San Marino. “Scudo fiscale” in salsa sammarinese. Flop annunciato?

Da tempo si parlava della possibilità di uno “scudo sammarinese“ affinché il rimpatrio dei capitali all’estero desse un po’ di ossigeno al sistema messo a dura prova non solo dalla crisi ma anche dagli scudi della vicina Italia. Il decreto è arrivato potremmo dire in extremis, dopo che la Repubblica aveva perso ancora, questa volta non a causa degli scudi italiani, una quantità enorme di liquidità. Per la precisione si tratta del decreto delegato 1 febbraio 2018 n. 15 che reca disposizioni per favorire il rientro di patrimoni e l’emersione di alcuni beni detenuti all’estero. La regolarizzazione può avvenire mediante il rimpatrio effettivo o solamente giuridico nei termini fissati dal decreto, ovvero entro il 31 maggio, data in cui dovranno essere state versate in istituti sammarinesi anche le corrispondenti somme dovute. Le somme da versare per avvalersi e perfezionare la procedura di rimpatrio sono:
a) 10% dell’importo dei redditi non dichiarati, per ogni periodo d’imposta;
b) 2% del valore dei beni non dichiarati.
Le somme dovute per la procedura di regolarizzazione senza rimpatrio sono:
a) 20% dell’importo dei redditi non dichiarati, per ogni periodo d’imposta;
b) 5% del valore dei beni non dichiarati ovvero 2% qualora beni immobili.

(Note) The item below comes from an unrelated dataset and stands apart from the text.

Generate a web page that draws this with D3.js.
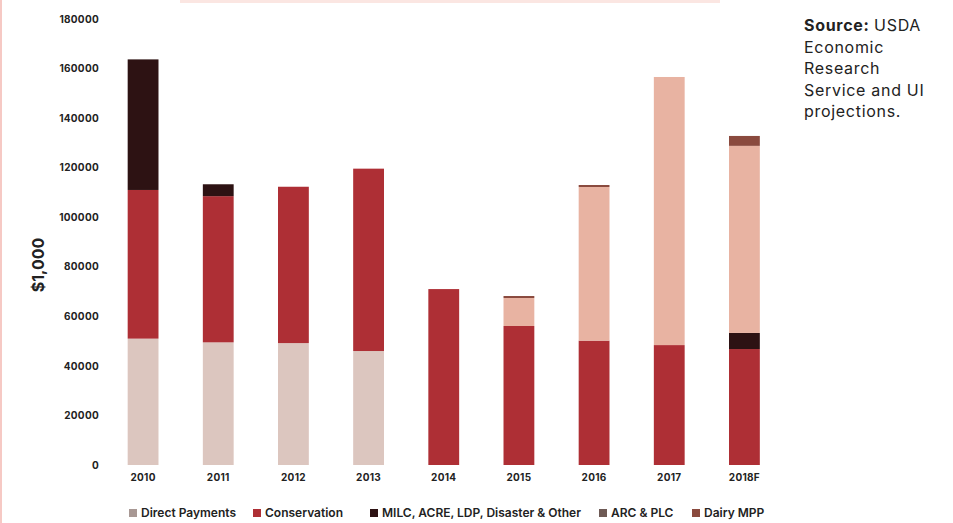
<!DOCTYPE html>
<html>
<head>
<meta charset="utf-8">
<script src="https://cdn.jsdelivr.net/npm/d3@7"></script>
<style>
  html, body { margin: 0; padding: 0; background: #fff; }
  svg { display: block; }
  text { font-family: Inter, "Noto Sans", sans-serif; }
</style>
</head>
<body>
<svg id="chart" width="953" height="523"></svg>
<script>
// Farm program payments by year ($1,000)
const years = ["2010", "2011", "2012", "2013", "2014", "2015", "2016", "2017", "2018F"];
const directPayments = [51000, 49500, 49200, 46000, 0, 0, 0, 0, 0];
const conservation   = [60000, 59000, 63100, 73600, 71000, 56100, 50200, 48400, 46800];
const milcOther      = [52700, 4800, 0, 0, 0, 0, 0, 0, 6500];
const arcPlc         = [0, 0, 0, 0, 0, 11300, 62000, 108200, 75500];
const dairyMpp       = [0, 0, 0, 0, 0, 800, 800, 0, 4000];
const seriesNames = ["Direct Payments", "Conservation", "MILC, ACRE, LDP, Disaster & Other", "ARC & PLC", "Dairy MPP"];
const yTicks = [0, 20000, 40000, 60000, 80000, 100000, 120000, 140000, 160000, 180000];

const colors = ["#dcc6bf", "#ae2f35", "#2d1213", "#e8b3a2", "#8a4a3e"];
// legend swatches are printed as small patterned squares
const swatchColors = ["#a89894", "#ae2f35", "#2d1213", "#6e5a55", "#8a4a3e"];
const seriesValues = [directPayments, conservation, milcOther, arcPlc, dairyMpp];
const keys = seriesNames;

const rows = years.map((yr, i) => {
  const r = { year: yr };
  keys.forEach((k, j) => { r[k] = seriesValues[j][i]; });
  return r;
});

const svg = d3.select("#chart");

// faint page edges
svg.append("rect").attr("x", 0).attr("y", 0).attr("width", 2).attr("height", 523).attr("fill", "#f6c9c4");
svg.append("rect").attr("x", 180).attr("y", 0).attr("width", 540).attr("height", 3).attr("fill", "#fbe6e2");

const x = d3.scaleBand().domain(years).range([105.5, 782]).paddingInner(0.59).paddingOuter(0.295);
const y = d3.scaleLinear().domain([0, 180000]).range([465, 19]);

const stacked = d3.stack().keys(keys)(rows);

svg.append("g").selectAll("g")
  .data(stacked)
  .join("g")
  .attr("fill", (d, i) => colors[i])
  .selectAll("rect")
  .data(d => d.filter(s => s[1] - s[0] > 0))
  .join("rect")
  .attr("x", d => x(d.data.year))
  .attr("width", x.bandwidth())
  .attr("y", d => y(d[1]))
  .attr("height", d => y(d[0]) - y(d[1]));

// y axis
const yAxis = d3.axisLeft(y).tickValues(yTicks).tickSize(0).tickPadding(0).tickFormat(d3.format("d"));
const gy = svg.append("g").attr("transform", "translate(99,0)").call(yAxis);
gy.select(".domain").remove();
gy.selectAll("text")
  .attr("font-size", 10).attr("font-weight", 700).attr("fill", "#222")
  .attr("letter-spacing", "0.3px");

// x axis
const xAxis = d3.axisBottom(x).tickSize(0).tickPadding(0);
const gx = svg.append("g").attr("transform", "translate(0,474)").call(xAxis);
gx.select(".domain").remove();
gx.selectAll("text")
  .attr("font-size", 10).attr("font-weight", 700).attr("fill", "#222")
  .attr("letter-spacing", "0.3px");

// y axis title
svg.append("text")
  .attr("transform", "translate(44,265) rotate(-90)")
  .attr("text-anchor", "middle")
  .attr("font-size", 16).attr("font-weight", 700).attr("fill", "#222")
  .text("$1,000");

// legend
const legendX = [129, 253, 370, 599, 692];
const lg = svg.append("g").attr("transform", "translate(0,515)");
seriesNames.forEach((name, i) => {
  lg.append("rect").attr("x", legendX[i]).attr("y", -6).attr("width", 8).attr("height", 8).attr("fill", swatchColors[i]);
  lg.append("text").attr("x", legendX[i] + 12).attr("y", 2)
    .attr("font-size", 12).attr("font-weight", 600).attr("fill", "#222")
    .text(name);
});

// source note
const srcLines = ["USDA", "Economic", "Research", "Service and UI", "projections."];
const src = svg.append("text").attr("x", 804).attr("y", 31)
  .attr("font-size", 16).attr("fill", "#222").attr("letter-spacing", "0.7px");
src.append("tspan").attr("font-weight", 700).text("Source: ");
src.append("tspan").text(srcLines[0]);
srcLines.slice(1).forEach((t, i) => {
  svg.append("text").attr("x", 804).attr("y", 31 + (i + 1) * 21.5)
    .attr("font-size", 16).attr("fill", "#222").attr("letter-spacing", "0.7px").text(t);
});
</script>
</body>
</html>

Sembra comunque già scritto l’esito del cosiddetto scudo in salsa sammarinese in primis per la fiducia nel sistema, oggi ai minimi termini. Poi non ci pare siano state adottate tutte quelle azioni, su tutte la campagna sui controlli, che hanno portato l’Italia a raggiungere un risultato tutto sommato positivo.